# RECORDED DATA

────

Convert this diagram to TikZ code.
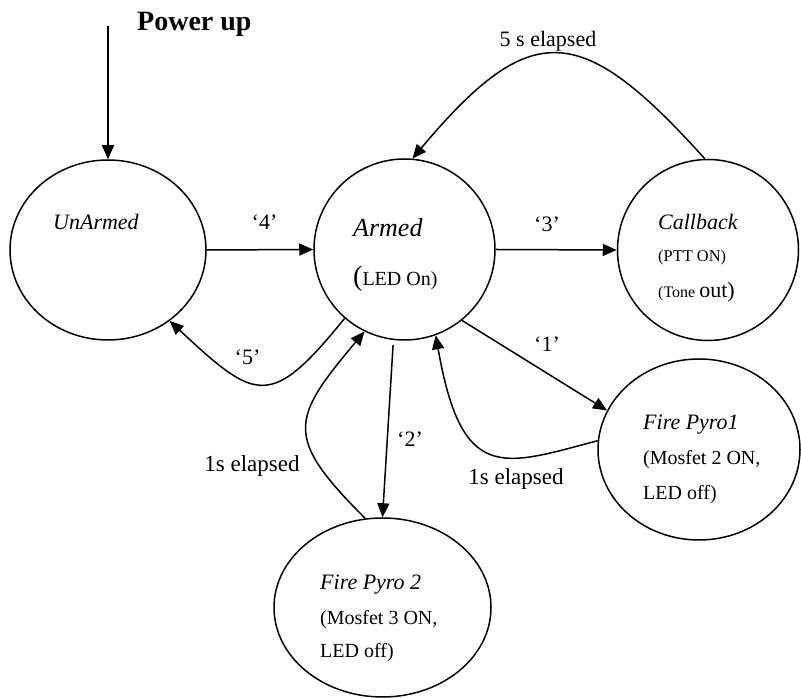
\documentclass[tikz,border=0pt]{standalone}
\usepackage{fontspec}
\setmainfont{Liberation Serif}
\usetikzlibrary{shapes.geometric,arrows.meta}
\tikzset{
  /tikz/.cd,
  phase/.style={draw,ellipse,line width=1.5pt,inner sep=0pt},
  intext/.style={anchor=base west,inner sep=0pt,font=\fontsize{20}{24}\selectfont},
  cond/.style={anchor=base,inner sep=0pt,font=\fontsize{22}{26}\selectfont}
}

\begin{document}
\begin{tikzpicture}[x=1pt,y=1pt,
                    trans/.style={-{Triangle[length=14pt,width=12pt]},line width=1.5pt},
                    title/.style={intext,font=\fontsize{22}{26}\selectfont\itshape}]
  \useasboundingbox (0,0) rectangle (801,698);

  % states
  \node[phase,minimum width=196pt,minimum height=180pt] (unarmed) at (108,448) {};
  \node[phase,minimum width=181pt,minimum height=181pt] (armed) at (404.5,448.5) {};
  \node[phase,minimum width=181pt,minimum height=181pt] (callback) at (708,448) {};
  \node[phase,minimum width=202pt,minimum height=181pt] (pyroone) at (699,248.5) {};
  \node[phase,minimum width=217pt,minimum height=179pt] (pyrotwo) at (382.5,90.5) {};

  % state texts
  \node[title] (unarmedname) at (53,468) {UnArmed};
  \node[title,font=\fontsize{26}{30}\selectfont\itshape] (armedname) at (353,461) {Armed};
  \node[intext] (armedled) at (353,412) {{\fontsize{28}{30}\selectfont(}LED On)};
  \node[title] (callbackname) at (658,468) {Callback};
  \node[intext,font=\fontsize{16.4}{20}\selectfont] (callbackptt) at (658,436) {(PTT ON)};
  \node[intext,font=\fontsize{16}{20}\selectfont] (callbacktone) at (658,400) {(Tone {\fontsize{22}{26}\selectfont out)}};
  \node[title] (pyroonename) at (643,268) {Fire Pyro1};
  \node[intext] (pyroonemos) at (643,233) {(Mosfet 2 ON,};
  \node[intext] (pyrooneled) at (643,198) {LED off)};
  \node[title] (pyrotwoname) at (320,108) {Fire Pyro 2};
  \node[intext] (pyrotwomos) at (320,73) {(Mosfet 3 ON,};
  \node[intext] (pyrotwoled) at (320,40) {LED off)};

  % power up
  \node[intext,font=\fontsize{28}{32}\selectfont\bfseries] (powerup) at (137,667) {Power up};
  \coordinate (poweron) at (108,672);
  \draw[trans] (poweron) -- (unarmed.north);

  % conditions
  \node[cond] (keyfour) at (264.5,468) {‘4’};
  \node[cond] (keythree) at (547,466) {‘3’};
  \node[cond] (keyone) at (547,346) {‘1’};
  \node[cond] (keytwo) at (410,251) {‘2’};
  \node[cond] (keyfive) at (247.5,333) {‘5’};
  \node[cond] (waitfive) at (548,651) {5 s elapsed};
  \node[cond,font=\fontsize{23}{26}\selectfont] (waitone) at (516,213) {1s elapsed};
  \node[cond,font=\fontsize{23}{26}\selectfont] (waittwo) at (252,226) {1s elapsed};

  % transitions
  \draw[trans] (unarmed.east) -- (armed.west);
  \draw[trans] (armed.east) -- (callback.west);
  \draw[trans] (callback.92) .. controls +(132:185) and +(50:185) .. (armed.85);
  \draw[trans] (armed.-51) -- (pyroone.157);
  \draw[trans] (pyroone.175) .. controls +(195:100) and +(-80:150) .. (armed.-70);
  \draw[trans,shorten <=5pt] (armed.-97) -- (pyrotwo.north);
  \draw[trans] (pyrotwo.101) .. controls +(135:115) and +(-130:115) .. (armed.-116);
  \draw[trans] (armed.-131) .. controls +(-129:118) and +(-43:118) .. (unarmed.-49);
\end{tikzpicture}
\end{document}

────

# WHAT IS ASKED
Could the lines from the top of the material through the line with "(0,0) rectangle (801,698);" be repeated exactly, pictures left out?

# REPLY TO THE EXERCISE
Convert this diagram to TikZ code.
\documentclass[tikz,border=0pt]{standalone}
\usepackage{fontspec}
\setmainfont{Liberation Serif}
\usetikzlibrary{shapes.geometric,arrows.meta}
\tikzset{
  /tikz/.cd,
  phase/.style={draw,ellipse,line width=1.5pt,inner sep=0pt},
  intext/.style={anchor=base west,inner sep=0pt,font=\fontsize{20}{24}\selectfont},
  cond/.style={anchor=base,inner sep=0pt,font=\fontsize{22}{26}\selectfont}
}

\begin{document}
\begin{tikzpicture}[x=1pt,y=1pt,
                    trans/.style={-{Triangle[length=14pt,width=12pt]},line width=1.5pt},
                    title/.style={intext,font=\fontsize{22}{26}\selectfont\itshape}]
  \useasboundingbox (0,0) rectangle (801,698);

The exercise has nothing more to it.